The far more common outcome for wealthy evaders, though, is absolutely penalty at all. Indeed, just a few hundred taxpayers deprived the government of $10 billion from 2014 to 2016 by committing the most blatant form of evasion, failing to file tax returns all together. The I.R.S. lacked the resources to even work these cases.
To be sure, much of the scandal in the Trump case, and generally, when it comes to how little the ultrawealthy and large corporations pay, is all the tax avoidance moves that are legal. The government would greatly benefit from the closure of loopholes that allow the richest Americans to defer or reduce their tax liabilities and from an overhaul of corporate taxation to discourage profit-shifting.
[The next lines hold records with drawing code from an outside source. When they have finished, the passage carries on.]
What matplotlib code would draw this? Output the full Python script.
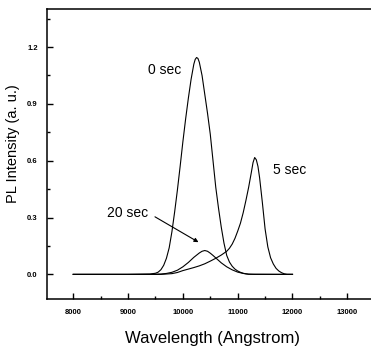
import numpy as np
import matplotlib.pyplot as plt

plt.rcParams['font.family'] = ['Liberation Sans', 'DejaVu Sans']

# spectra: wavelength (Angstrom) and PL intensity (a. u.)
wl_0s = [8000, 9000, 9400, 9500, 9550, 9600, 9650, 9700, 9750, 9800, 9850, 9900,
         9950, 10000, 10050, 10100, 10150, 10200, 10225, 10250, 10275, 10300,
         10350, 10400, 10450, 10500, 10550, 10600, 10650, 10700, 10750, 10800,
         10850, 10900, 10950, 11000, 11050, 11100, 11150, 11200, 11300, 12000]
pl_0s = [0, 0, 0.002, 0.006, 0.012, 0.025, 0.048, 0.085, 0.14, 0.225, 0.33, 0.445,
         0.57, 0.70, 0.82, 0.93, 1.03, 1.11, 1.135, 1.145, 1.14, 1.12,
         1.05, 0.95, 0.85, 0.74, 0.60, 0.46, 0.35, 0.25, 0.165, 0.10,
         0.065, 0.043, 0.028, 0.018, 0.011, 0.006, 0.003, 0.001, 0, 0]

wl_5s = [8000, 9600, 9800, 9900, 10000, 10100, 10200, 10300, 10400, 10500, 10600,
         10700, 10800, 10850, 10900, 10950, 11000, 11050, 11100, 11150, 11200,
         11250, 11280, 11310, 11340, 11370, 11400, 11450, 11500, 11550, 11600,
         11650, 11700, 11750, 11800, 11850, 11900, 12000]
pl_5s = [0, 0, 0.004, 0.01, 0.02, 0.028, 0.036, 0.045, 0.056, 0.07, 0.085,
         0.102, 0.122, 0.138, 0.16, 0.19, 0.228, 0.27, 0.325, 0.39, 0.46,
         0.54, 0.59, 0.617, 0.605, 0.57, 0.51, 0.38, 0.24, 0.145, 0.088,
         0.055, 0.032, 0.018, 0.009, 0.003, 0, 0]

wl_20s = [8000, 9400, 9600, 9700, 9800, 9900, 10000, 10100, 10200, 10300, 10350,
          10400, 10450, 10500, 10550, 10600, 10650, 10700, 10800, 10900, 11000,
          11100, 11200, 12000]
pl_20s = [0, 0, 0.002, 0.005, 0.011, 0.022, 0.04, 0.063, 0.09, 0.113, 0.122,
          0.126, 0.122, 0.112, 0.10, 0.087, 0.074, 0.061, 0.04, 0.024, 0.012,
          0.005, 0.001, 0]

fig = plt.figure(figsize=(3.71, 3.46), dpi=100)
ax = fig.add_axes([0.128, 0.1358, 0.882, 0.8376])

for wl, pl in [(wl_0s, pl_0s), (wl_5s, pl_5s), (wl_20s, pl_20s)]:
    ax.plot(wl, pl, color='black', lw=0.8)

ax.text(9673, 1.077, '0 sec', fontsize=10, ha='center', va='center')
ax.text(11953, 0.553, '5 sec', fontsize=10, ha='center', va='center')
ax.text(9000, 0.325, '20 sec', fontsize=10, ha='center', va='center')
ax.annotate('', xy=(10285, 0.170), xytext=(9491, 0.304),
            arrowprops=dict(arrowstyle='-|>', lw=0.8, color='black',
                            mutation_scale=6, shrinkA=0, shrinkB=0))

ax.set_xlim(7530, 13500)
ax.set_ylim(-0.13, 1.4)
ax.set_xticks(np.arange(8000, 13001, 1000))
ax.set_xticks(np.arange(8500, 13001, 1000), minor=True)
ax.set_yticks([0.0, 0.3, 0.6, 0.9, 1.2])
ax.set_yticks([0.15, 0.45, 0.75, 1.05, 1.35], minor=True)
ax.set_yticklabels(['0.0', '0.3', '0.6', '0.9', '1.2'])

ax.tick_params(which='both', direction='in', top=False, right=False,
               labelsize=5.5, width=1.0)
ax.tick_params(which='major', length=4, pad=7)
ax.tick_params(which='minor', length=2)
for lab in ax.get_xticklabels() + ax.get_yticklabels():
    lab.set_fontweight('bold')

for s in ['left', 'bottom', 'top']:
    ax.spines[s].set_linewidth(1.1)
ax.spines['right'].set_visible(False)

ax.set_xlabel('Wavelength (Angstrom)', fontsize=12)
ax.set_ylabel('PL Intensity (a. u.)', fontsize=10.5)
ax.xaxis.set_label_coords(0.504, -0.11)
ax.yaxis.set_label_coords(-0.084, 0.535)

fig.savefig('out.png', dpi=100)
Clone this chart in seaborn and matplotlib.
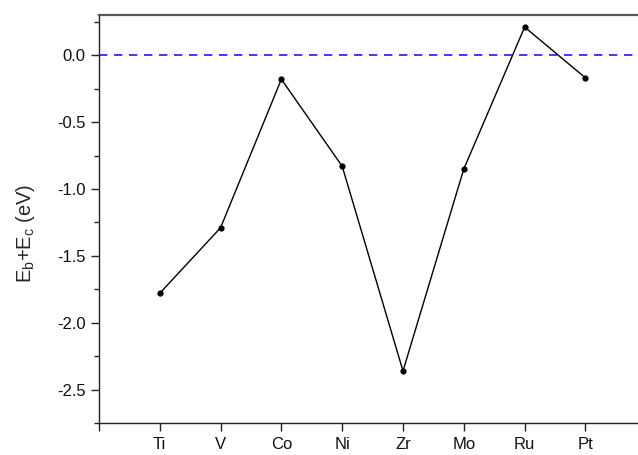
import matplotlib
matplotlib.use("Agg")
import matplotlib.pyplot as plt
from matplotlib.ticker import MultipleLocator, FixedLocator, FormatStrFormatter
import numpy as np
import pandas as pd
import seaborn as sns

# Dopant elements and their combined energy E_b + E_c (eV)
elements = ["Ti", "V", "Co", "Ni", "Zr", "Mo", "Ru", "Pt"]
energies = [-1.78, -1.29, -0.18, -0.83, -2.36, -0.85, 0.21, -0.17]

df = pd.DataFrame({
    "pos": np.arange(1, len(elements) + 1),
    "energy": energies,
})

sns.set_style("ticks")
plt.rcParams["font.family"] = ["Liberation Sans", "DejaVu Sans"]
plt.rcParams["mathtext.fontset"] = "custom"
plt.rcParams["mathtext.rm"] = "Liberation Sans"
plt.rcParams["mathtext.it"] = "Liberation Sans:italic"

fig = plt.figure(figsize=(6.38, 4.55), dpi=100)
ax = fig.add_axes([0.155, 0.070, 0.858, 0.897])

ax.axhline(0.0, color="#1a1aff", lw=1.2, ls=(0, (5, 4)), zorder=1)
sns.lineplot(data=df, x="pos", y="energy", ax=ax, color="black", lw=1.0,
             marker="o", markersize=4.5, markeredgewidth=0, zorder=3)

ax.set_xlim(0, 9)
ax.set_ylim(-2.75, 0.3)
ax.xaxis.set_major_locator(FixedLocator(np.arange(0, len(elements) + 1)))
ax.set_xticklabels([""] + elements)
ax.yaxis.set_major_locator(MultipleLocator(0.5))
ax.yaxis.set_minor_locator(MultipleLocator(0.25))
ax.yaxis.set_major_formatter(FormatStrFormatter("%.1f"))

ax.set_xlabel("")
ax.set_ylabel(r"E$_\mathrm{b}$+E$_\mathrm{c}$ (eV)", fontsize=14.5)
ax.yaxis.set_label_coords(-0.1125, 0.465)

for side in ["left", "bottom", "top", "right"]:
    ax.spines[side].set_visible(True)
    ax.spines[side].set_color("#222222")
    ax.spines[side].set_linewidth(1.0)
ax.spines["top"].set_linewidth(1.6)
ax.spines["top"].set_color("#555555")

ax.tick_params(axis="both", which="major", direction="out", length=6,
               width=1.0, color="#222222", labelsize=12, labelcolor="#111111")
ax.tick_params(axis="y", which="minor", direction="out", length=3.5,
               width=1.0, color="#222222")
ax.tick_params(axis="x", pad=4)

fig.savefig("out.png", dpi=100)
But cracking down on illegal evasion should be first order in a new administration. Investing in the I.R.S. would allow for hiring and training agents to go up against the wealthy and the battalion of accountants and lawyers they employ. More resources will also facilitate a much-needed technological overhaul — enabling the I.R.S. to better leverage all it knows about taxpayers and even to collect additional information from third parties so it can focus attention on the most egregious evaders.
The result would be a substantial increase in revenue: We estimate more than $1 trillion could be collected in a decade, while a former I.R.S. commissioner, Charles Rossotti, suggests even greater potential, of $1.6 trillion.
Perhaps more important, a robust attack on the tax gap will signal an end to our two-tiered tax system, where those with enough money are able to subvert the tax laws with little fear of repercussions. At a time when inequities in the criminal justice system are appropriately a cause of significant concern, those same inequities in tax administration deserve the attention of policymakers.
A quotation from Justice Oliver Wendell Holmes is etched on the wall at I.R.S. headquarters: “Taxes are what we pay for a civilized society.” President Trump is one insidious example of the wealthy not paying their fair share. We have to invest in tax compliance so they are forced to.